TASK STATEMENT:
From the listing that follows, output everything exactly except the pictures.

INFORMATION PROVIDED:
◇ ◇ ◇ ◇

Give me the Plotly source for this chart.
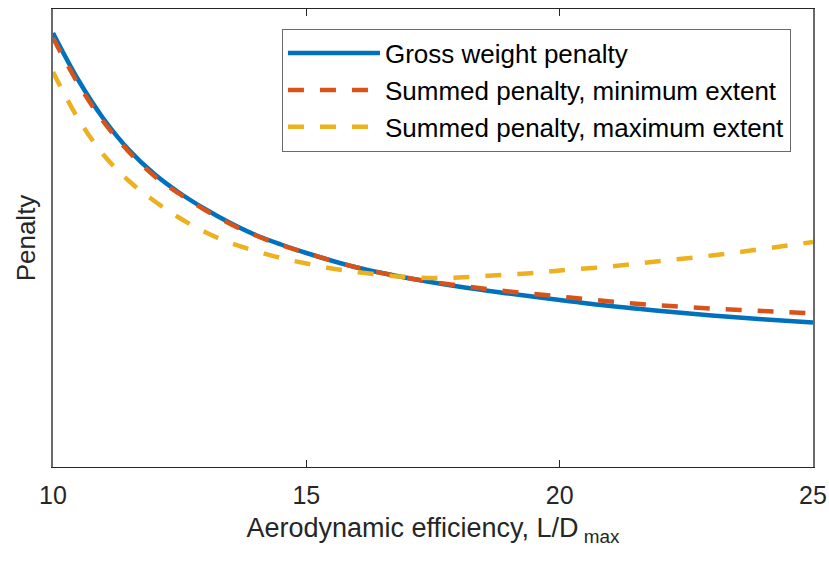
import plotly.graph_objects as go

# Aerodynamic efficiency (L/D max) sample points
ld_gross = [10, 10.5, 11, 11.5, 12, 12.5, 13, 13.5, 14, 14.5, 15,
            16, 17, 18, 19, 20, 21, 22, 23, 24, 25]
penalty_gross = [434, 387, 348, 317, 293, 274, 258, 244, 232, 222.5, 214,
                 199.5, 189, 180.5, 173.5, 167, 161, 156, 151.5, 147.8, 144.5]

ld_min = ld_gross
penalty_min = [429, 383, 345, 315, 291, 273, 257, 243, 231.5, 222, 214,
               199.5, 189, 181.5, 175.5, 170.5, 165.5, 161.5, 158.5, 156, 153.5]

ld_max = [10, 10.5, 11, 11.5, 12, 12.5, 13, 13.5, 14, 14.5, 15, 15.5,
          16, 16.5, 17, 17.5, 18, 18.5, 19, 19.5, 20, 21, 22, 23, 24, 25]
penalty_max = [395, 348, 312, 286, 266, 249, 235, 224, 216, 209, 203.5, 198.5,
               195, 192, 190, 189, 189.5, 191, 192.5, 194, 196.5, 200.5, 206,
               211.5, 218, 225]

x_ticks = [10, 15, 20, 25]
names = ["Gross weight penalty",
         "Summed penalty, minimum extent",
         "Summed penalty, maximum extent"]
colors = ["#0072BD", "#D95319", "#EDB120"]

FONT = "Liberation Sans, Arial, Helvetica, sans-serif"
AXIS = "#262626"
FRAME = "#6a6a6a"

fig = go.Figure()
fig.add_trace(go.Scatter(x=ld_gross, y=penalty_gross, mode="lines", name=names[0],
                         line=dict(color=colors[0], width=4.5, shape="spline")))
fig.add_trace(go.Scatter(x=ld_min, y=penalty_min, mode="lines", name=names[1],
                         line=dict(color=colors[1], width=4.5, shape="spline",
                                   dash="16px,16px")))
fig.add_trace(go.Scatter(x=ld_max, y=penalty_max, mode="lines", name=names[2],
                         line=dict(color=colors[2], width=4.5, shape="spline",
                                   dash="16px,16px")))

fig.update_layout(
    width=829, height=561,
    margin=dict(l=53, r=16, t=9, b=94, autoexpand=False),
    paper_bgcolor="white", plot_bgcolor="white",
    font=dict(family=FONT, size=26, color="#262626"),
    showlegend=True,
    legend=dict(
        x=0.971, y=0.957, xanchor="right", yanchor="top",
        bgcolor="white", bordercolor=FRAME, borderwidth=1,
        font=dict(family=FONT, size=26, color="#000000"),
        itemwidth=92, tracegroupgap=0,
    ),
    xaxis=dict(
        range=[10, 25], tickvals=x_ticks, ticktext=[str(t) for t in x_ticks],
        ticks="inside", ticklen=7, tickwidth=1, tickcolor=AXIS,
        showline=True, linecolor=AXIS, linewidth=1, mirror="ticks",
        showgrid=False, zeroline=False, automargin=False,
        tickfont=dict(family=FONT, size=25, color="#262626"),
        ticklabelstandoff=6,
        title=dict(text="Aerodynamic efficiency, L/D<sub> max</sub>",
                   font=dict(family=FONT, size=27, color="#262626"),
                   standoff=10),
    ),
    yaxis=dict(
        range=[0, 458], showticklabels=False, ticks="",
        showline=True, linecolor=FRAME, linewidth=1.5, mirror=True,
        showgrid=False, zeroline=False, automargin=False,
        title=dict(text="Penalty", font=dict(family=FONT, size=26, color="#262626"),
                   standoff=8),
    ),
)

fig.write_html("out.html")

◇ ◇ ◇ ◇

ANSWER TO THIS TASK:
Give me the Plotly source for this chart.
import plotly.graph_objects as go

# Aerodynamic efficiency (L/D max) sample points
ld_gross = [10, 10.5, 11, 11.5, 12, 12.5, 13, 13.5, 14, 14.5, 15,
            16, 17, 18, 19, 20, 21, 22, 23, 24, 25]
penalty_gross = [434, 387, 348, 317, 293, 274, 258, 244, 232, 222.5, 214,
                 199.5, 189, 180.5, 173.5, 167, 161, 156, 151.5, 147.8, 144.5]

ld_min = ld_gross
penalty_min = [429, 383, 345, 315, 291, 273, 257, 243, 231.5, 222, 214,
               199.5, 189, 181.5, 175.5, 170.5, 165.5, 161.5, 158.5, 156, 153.5]

ld_max = [10, 10.5, 11, 11.5, 12, 12.5, 13, 13.5, 14, 14.5, 15, 15.5,
          16, 16.5, 17, 17.5, 18, 18.5, 19, 19.5, 20, 21, 22, 23, 24, 25]
penalty_max = [395, 348, 312, 286, 266, 249, 235, 224, 216, 209, 203.5, 198.5,
               195, 192, 190, 189, 189.5, 191, 192.5, 194, 196.5, 200.5, 206,
               211.5, 218, 225]

x_ticks = [10, 15, 20, 25]
names = ["Gross weight penalty",
         "Summed penalty, minimum extent",
         "Summed penalty, maximum extent"]
colors = ["#0072BD", "#D95319", "#EDB120"]

FONT = "Liberation Sans, Arial, Helvetica, sans-serif"
AXIS = "#262626"
FRAME = "#6a6a6a"

fig = go.Figure()
fig.add_trace(go.Scatter(x=ld_gross, y=penalty_gross, mode="lines", name=names[0],
                         line=dict(color=colors[0], width=4.5, shape="spline")))
fig.add_trace(go.Scatter(x=ld_min, y=penalty_min, mode="lines", name=names[1],
                         line=dict(color=colors[1], width=4.5, shape="spline",
                                   dash="16px,16px")))
fig.add_trace(go.Scatter(x=ld_max, y=penalty_max, mode="lines", name=names[2],
                         line=dict(color=colors[2], width=4.5, shape="spline",
                                   dash="16px,16px")))

fig.update_layout(
    width=829, height=561,
    margin=dict(l=53, r=16, t=9, b=94, autoexpand=False),
    paper_bgcolor="white", plot_bgcolor="white",
    font=dict(family=FONT, size=26, color="#262626"),
    showlegend=True,
    legend=dict(
        x=0.971, y=0.957, xanchor="right", yanchor="top",
        bgcolor="white", bordercolor=FRAME, borderwidth=1,
        font=dict(family=FONT, size=26, color="#000000"),
        itemwidth=92, tracegroupgap=0,
    ),
    xaxis=dict(
        range=[10, 25], tickvals=x_ticks, ticktext=[str(t) for t in x_ticks],
        ticks="inside", ticklen=7, tickwidth=1, tickcolor=AXIS,
        showline=True, linecolor=AXIS, linewidth=1, mirror="ticks",
        showgrid=False, zeroline=False, automargin=False,
        tickfont=dict(family=FONT, size=25, color="#262626"),
        ticklabelstandoff=6,
        title=dict(text="Aerodynamic efficiency, L/D<sub> max</sub>",
                   font=dict(family=FONT, size=27, color="#262626"),
                   standoff=10),
    ),
    yaxis=dict(
        range=[0, 458], showticklabels=False, ticks="",
        showline=True, linecolor=FRAME, linewidth=1.5, mirror=True,
        showgrid=False, zeroline=False, automargin=False,
        title=dict(text="Penalty", font=dict(family=FONT, size=26, color="#262626"),
                   standoff=8),
    ),
)

fig.write_html("out.html")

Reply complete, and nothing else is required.